In recent negotiations, Israel seems to have gone further in returning West Bank territory than was thought possible (or safe) even a year ago. Therefore, some now argue that Jerusalem and the refugee issue should be set aside while boundaries and the sovereignty of the Palestinian state are settled. This would be a grave error.

The option of a more benign relationship is unlikely to survive if such disputes as Jerusalem and refugees are kept open, providing a permanent pretext for radicals to vitiate the permanence of the territorial settlement - already precarious because of the unchallenged presence of 40,000 Syrian troops in Lebanon shielding the Iranian-backed Hezbollah, which is sure to reject the agreement.

DESPITE all these qualifications, it is likely that agreements will be reached partly because the alternatives will, in the end, seem more dangerous. But when this happens, we must avoid euphoria based on the most favorable assumptions about the future. Whatever one's hopes for a new Middle East, at this point an agreement will represent a strategic interlude for the Syrians and most of the Palestinians, not a commitment to a new world order - at least not yet. They must not be tempted by strategic opportunities opened up by a change in the political or military balance of forces. The obligation to preserve and strengthen the conditions that sustained the peace process will be an imperative for both Israel and the United States if, after an agreement is reached, the peace is to last.

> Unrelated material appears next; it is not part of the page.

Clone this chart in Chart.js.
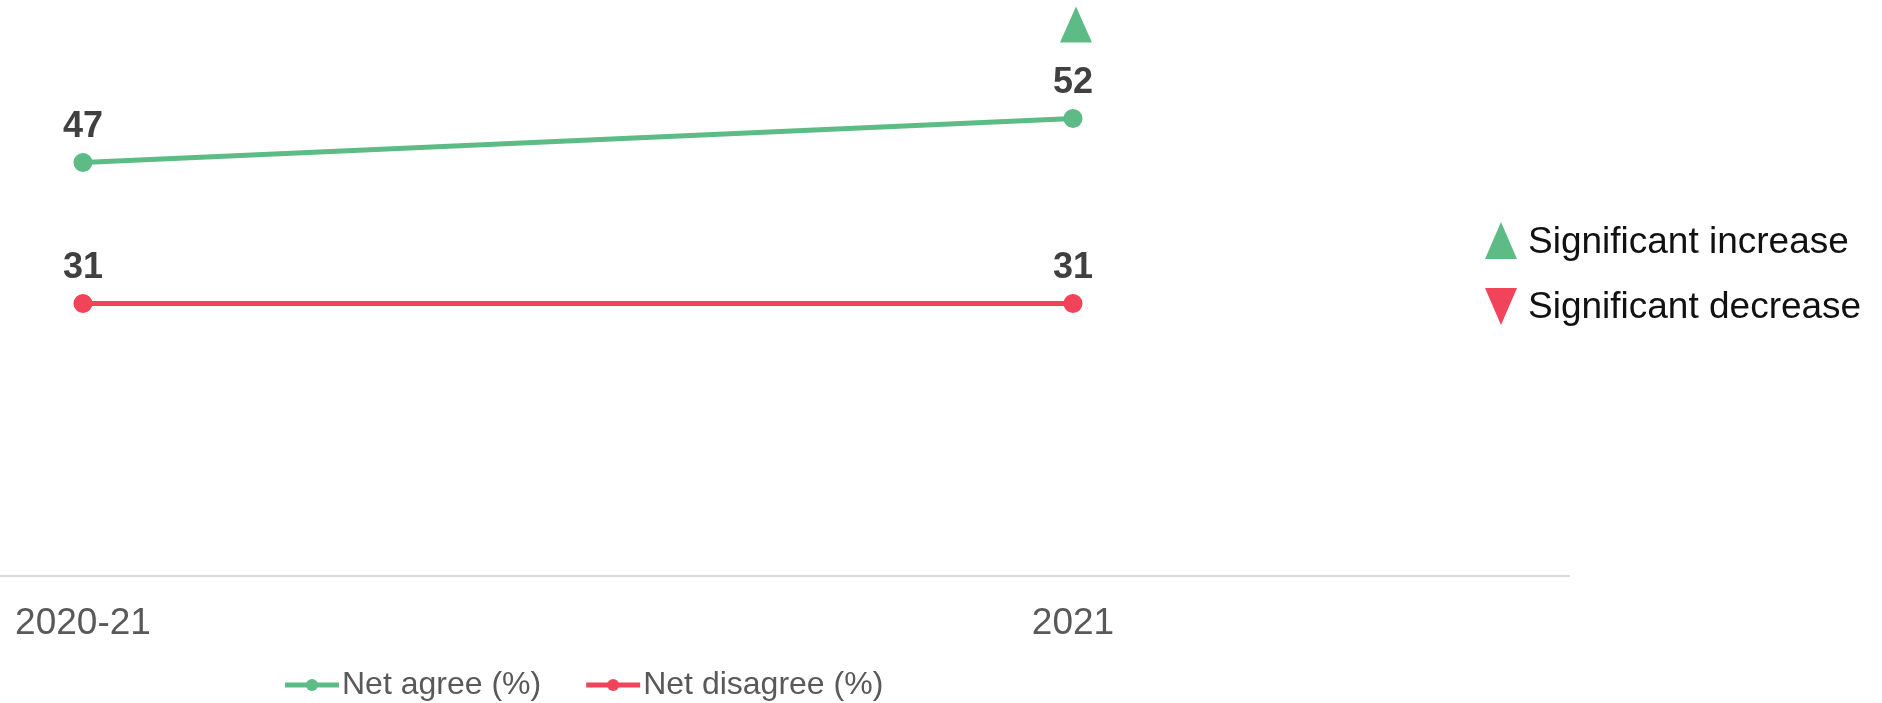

The United States must tread with great care. For the two sides, ultimate issues are involved: for Israel, survival regardless of its apparent military superiority); for the Arab side, dignity and evolution into a modern society. The disagreements are well enough understood by both parties; if a compromise formula is desired, they can surely ask us to mediate and we should help. But to reach that point, each side must confront its own reality and face the consequences of a deadlock. And that insight is more likely to come if America steps back until the parties decide that their future must break with the past.